When we designed the first menu for our pan-Asian restaurant, my husband and I wanted to showcase the breadth of Asian cuisine. We wanted to go beyond the classics that everyone expects. So we rather cheekily wrote “oops, no fried rice!” on the front of our menu. But the truth is, I LOVE fried rice! Especially pork fried rice! It takes the most humble of ingredients and turns out a complete meal in no time. I also love that this is a pantry meal that uses leftovers, perfect for quarantine cooking! Fried rice may be a simple dish, but a few steps will help you turn out perfect Pork Fried Rice every time.
Use Leftover Rice!
Leftover rice is the key to perfect fried rice. Whenever I make rice, I make more than I need and store it in the fridge. That way, I make rice once but get two meals out of it. Refrigerated rice will last up to a week. And it works out perfectly because cold rice makes the best fried rice. Cold rice hardens and separates. It won’t absorb as much oil, and it will make those nice crispy bits, whereas warm rice will soak up all the oil and be mushy and clumpy.
What I Mean By Neutral Oil
Speaking of oil, this is the time to reach for a neutral oil. Because a neutral oil won’t add an overpowering flavor, it allows the flavors of the pork, rice, and veggies to shine. Neutral oils can be vegetable, soybean, sunflower, grapeseed, or avocado. Any one of these will work just fine.
And Leftover Pork!
This recipe calls for a pork with some sweetness. My Char Sui Pork is perfect for this. Fair warning though, make extra because I’ve never had any left over from a single batch! You could also use Lap Cheong, or Chinese sausage. It has the perfect sweet edge, and a nice smokiness. Similarly, you could get creative and use some sweet ham, bbq pork, or something else you have on hand. Just make sure to cut your pork into nice, bite-sized cubes.
Should you sneak in some veggies?
I add spinach to my Pork Fried Rice, but this is a great dish to use up some veggies lying around. Beansprouts, peas, shiitakes, or even corn would be welcome additions here.
Prep Your Ingredients
This is one of those recipes that cooks so quickly that you need to prep your ingredients beforehand. Slice the scallions, chop the chile pepper, and measure out the other ingredients. That way once your pan is hot, you can add the ingredients one by one and briefly stir fry.
Once everything is hot and thoroughly mixed together, I like to serve this family style on a platter or in a big bowl.

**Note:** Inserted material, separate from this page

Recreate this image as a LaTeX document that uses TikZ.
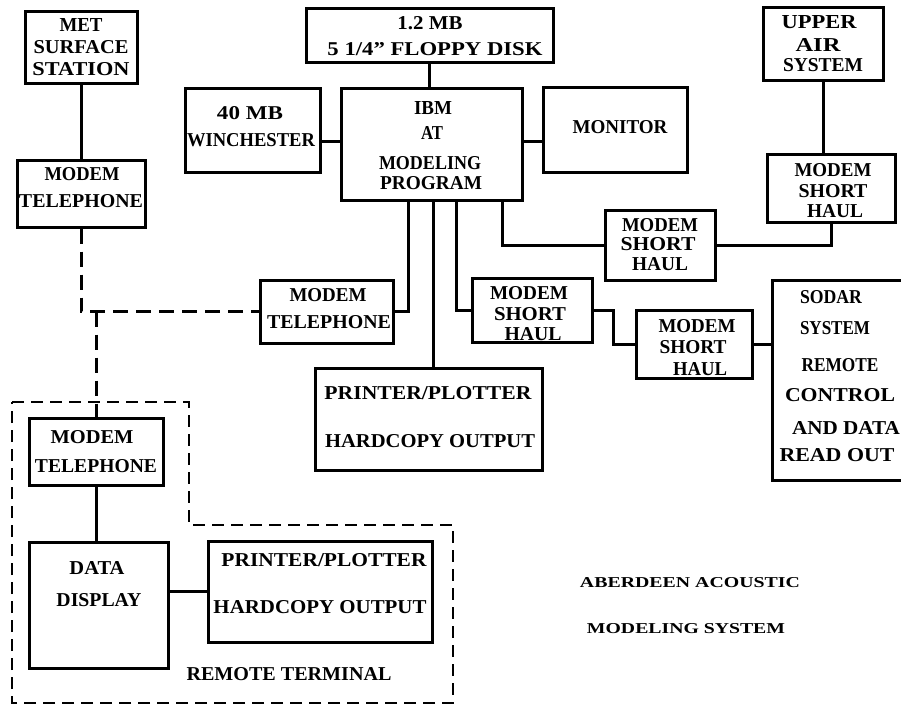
\documentclass[tikz,border=0pt]{standalone}
\usepackage{fontspec}
\setmainfont{Liberation Serif}
\usepackage{graphicx}
\newcommand\tl[5]{\node[lbl] (#1) at (#2,#3) {\resizebox{#4pt}{13pt}{#5}};}
\newcommand\tls[5]{\node[lbl,text height=10pt] (#1) at (#2,#3) {\resizebox{#4pt}{10pt}{#5}};}
\begin{document}
\begin{tikzpicture}[x=1pt,y=-1pt,
  box/.style={draw, line width=3pt, inner sep=0pt},
  lbl/.style={inner sep=0pt, text height=13pt, text depth=0pt, font=\bfseries},
  wire/.style={line width=3pt},
  dashwire/.style={line width=3pt, dash pattern=on 15pt off 8pt},
  outline/.style={line width=1.3pt, dash pattern=on 12pt off 7pt}]
\useasboundingbox (0,0) rectangle (901,707);
% boxes
\node[box, minimum width=112pt, minimum height=72pt] (met) at (81,47) {};
\node[box, minimum width=128pt, minimum height=67pt] (modemTL) at (81,193.5) {};
\node[box, minimum width=135pt, minimum height=84pt] (win) at (252.5,130) {};
\node[box, minimum width=247pt, minimum height=54pt] (floppy) at (429.5,35) {};
\node[box, minimum width=181pt, minimum height=112pt] (ibm) at (431.5,144) {};
\node[box, minimum width=144pt, minimum height=85pt] (monitor) at (615,129.5) {};
\node[box, minimum width=120pt, minimum height=73pt] (upper) at (823,43.5) {};
\node[box, minimum width=128pt, minimum height=68pt] (shUR) at (831,188) {};
\node[box, minimum width=110pt, minimum height=70pt] (shM) at (660,245) {};
\node[box, minimum width=120pt, minimum height=64pt] (shL) at (532,310) {};
\node[box, minimum width=116pt, minimum height=68pt] (shR) at (694,344) {};
\node[box, minimum width=150pt, minimum height=200pt] (sodar) at (847,380) {};
\node[box, minimum width=133pt, minimum height=63pt] (modemM) at (326.5,311.5) {};
\node[box, minimum width=227pt, minimum height=102pt] (printC) at (428.5,419) {};
\node[box, minimum width=134pt, minimum height=67pt] (modemB) at (96,451.5) {};
\node[box, minimum width=139pt, minimum height=126pt] (data) at (98.5,605) {};
\node[box, minimum width=224pt, minimum height=101pt] (printR) at (320,591.5) {};
% helper coordinates
\coordinate (xa) at (408,0);
\coordinate (xb) at (433,0);
\coordinate (xc) at (456,0);
\coordinate (xd) at (502,0);
\coordinate (xe) at (613,0);
\coordinate (ya) at (0,141);
% connectors
\draw[wire] (met.south) -- (modemTL.north);
\draw[wire] (floppy.south) -- (floppy.south |- ibm.north);
\draw[wire] (ibm.west |- ya) -- (win.east |- ya);
\draw[wire] (ibm.east |- ya) -- (monitor.west |- ya);
\draw[wire] (upper.south) -- (upper.south |- shUR.north);
\draw[wire] (ibm.south -| xa) |- (modemM.east);
\draw[wire] (ibm.south -| xb) -- (printC.north -| xb);
\draw[wire] (ibm.south -| xc) |- (shL.west);
\draw[wire] (ibm.south -| xd) |- (shM.west);
\draw[wire] (shM.east) -| (shUR.south);
\draw[wire] (shL.east) -- (shL.east -| xe) |- (shR.west);
\draw[wire] (shR.east) -- (shR.east -| sodar.west);
\draw[dashwire] (modemTL.south) |- (modemM.west);
\draw[dashwire] (modemB.north |- modemM.west) -- (modemB.north);
\draw[wire] (modemB.south) -- (modemB.south |- data.north);
\draw[wire] (printR.west -| data.east) -- (printR.west);
\draw[outline] (12,402) -- (189,402) -- (189,525) -- (453,525) -- (453,703) -- (12,703) -- cycle;
% labels
\tl{t1}{81}{25}{43}{MET}
\tl{t2}{81}{47}{95}{SURFACE}
\tl{t3}{81}{69}{97}{STATION}
\tl{t4}{82}{174}{75}{MODEM}
\tl{t5}{81}{201}{124}{TELEPHONE}
\tl{t6}{250}{113}{66}{40 MB}
\tl{t7}{251}{140}{128}{WINCHESTER}
\tl{t8}{430}{23}{65}{1.2 MB}
\tl{t9}{435}{49}{215}{5 1/4" FLOPPY DISK}
\tl{t10}{433}{108}{38}{IBM}
\tl{t11}{432}{133}{22}{AT}
\tl{t12}{430}{163}{102}{MODELING}
\tl{t13}{431}{183}{102}{PROGRAM}
\tl{t14}{620}{127}{95}{MONITOR}
\tl{t15}{819}{22}{75}{UPPER}
\tl{t16}{818}{45}{45}{AIR}
\tl{t17}{823}{65}{80}{SYSTEM}
\tl{t18}{833}{170}{77}{MODEM}
\tl{t19}{833}{191}{69}{SHORT}
\tl{t20}{835}{211}{56}{HAUL}
\tl{t21}{660}{225}{76}{MODEM}
\tl{t22}{658}{244}{75}{SHORT}
\tl{t23}{660}{264}{56}{HAUL}
\tl{t24}{529}{293}{78}{MODEM}
\tl{t25}{530}{314}{72}{SHORT}
\tl{t26}{533}{334}{57}{HAUL}
\tl{t27}{697}{326}{77}{MODEM}
\tl{t28}{693}{347}{67}{SHORT}
\tl{t29}{700}{369}{54}{HAUL}
\tl{t30}{831}{297}{62}{SODAR}
\tl{t31}{835}{328}{70}{SYSTEM}
\tl{t32}{840}{365}{77}{REMOTE}
\tl{t33}{840}{395}{110}{CONTROL}
\tl{t34}{846}{428}{108}{AND DATA}
\tl{t35}{837}{455}{115}{READ OUT}
\tl{t36}{328}{295}{77}{MODEM}
\tl{t37}{329}{322}{124}{TELEPHONE}
\tl{t38}{428}{393}{207}{PRINTER/PLOTTER}
\tl{t39}{430}{441}{210}{HARDCOPY OUTPUT}
\tl{t40}{92}{437}{83}{MODEM}
\tl{t41}{96}{466}{122}{TELEPHONE}
\tl{t42}{97}{568}{55}{DATA}
\tl{t43}{99}{600}{85}{DISPLAY}
\tl{t44}{324}{560}{205}{PRINTER/PLOTTER}
\tl{t45}{320}{607}{213}{HARDCOPY OUTPUT}
\tl{t46}{289}{674}{205}{REMOTE TERMINAL}
\tls{t47}{690}{582}{220}{ABERDEEN ACOUSTIC}
\tls{t48}{686}{628}{198}{MODELING SYSTEM}
\end{tikzpicture}
\end{document}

If you would like to change it up…
Try frying up my perfect fried eggs to serve on top, instead of scrambling them into the rice. Serve your fried rice in individual bowls with a fried egg perched on top. The yolk will make a luxurious sauce when mixed into the rice, and every bite will have delicious flavors and textures.
I also like to put out jars of ground white pepper and chili sauce so everyone can customize their bowls.
If you make it, we want to know! Leave a comment, rate it, and tag us in your photos, @funkyasiankitchen. Show us the goods!Print
Perfect Pork Fried Rice!
¾ lb of Chinese BBQ Pork Tenderloin, (Char Sui)*
2 tablespoons neutral oil
2 large eggs, lightly scrambled
5 scallions, sliced thin and divided
1 red or green chile, seeded and chopped
4 cups cooked long grain rice
2 tablespoon oyster sauce
1 teaspoon salt
½ teaspoon ground white pepper
2 teaspoons sesame oil
2 cups spinach (about 2 oz)
- Heat a large heavy bottom or non-stick skillet over medium high heat. Add the oil and the eggs. Lower the heat to medium and let the egg cook for 1-2 mins until mostly set.
- Add most of the scallions (leave a small amount for garnish), and chile. Stir fry for 1 minute.
- Add the rice and cook, stirring and breaking up the rice with a spatula, for about 5 mins.
- Stir in the pork, oyster sauce, salt, pepper, and sesame oil and continue to cook for an additional 3-4 mins.
- Add the spinach and stir the rice until it wilts, about 1 minute.
- Serve the rice hot individually portioned or family style on a platter, garnished with the remaining scallions.
*You can sub Chinese sausage, or even American ham or BBQ pork, preferably something with a little sweetness.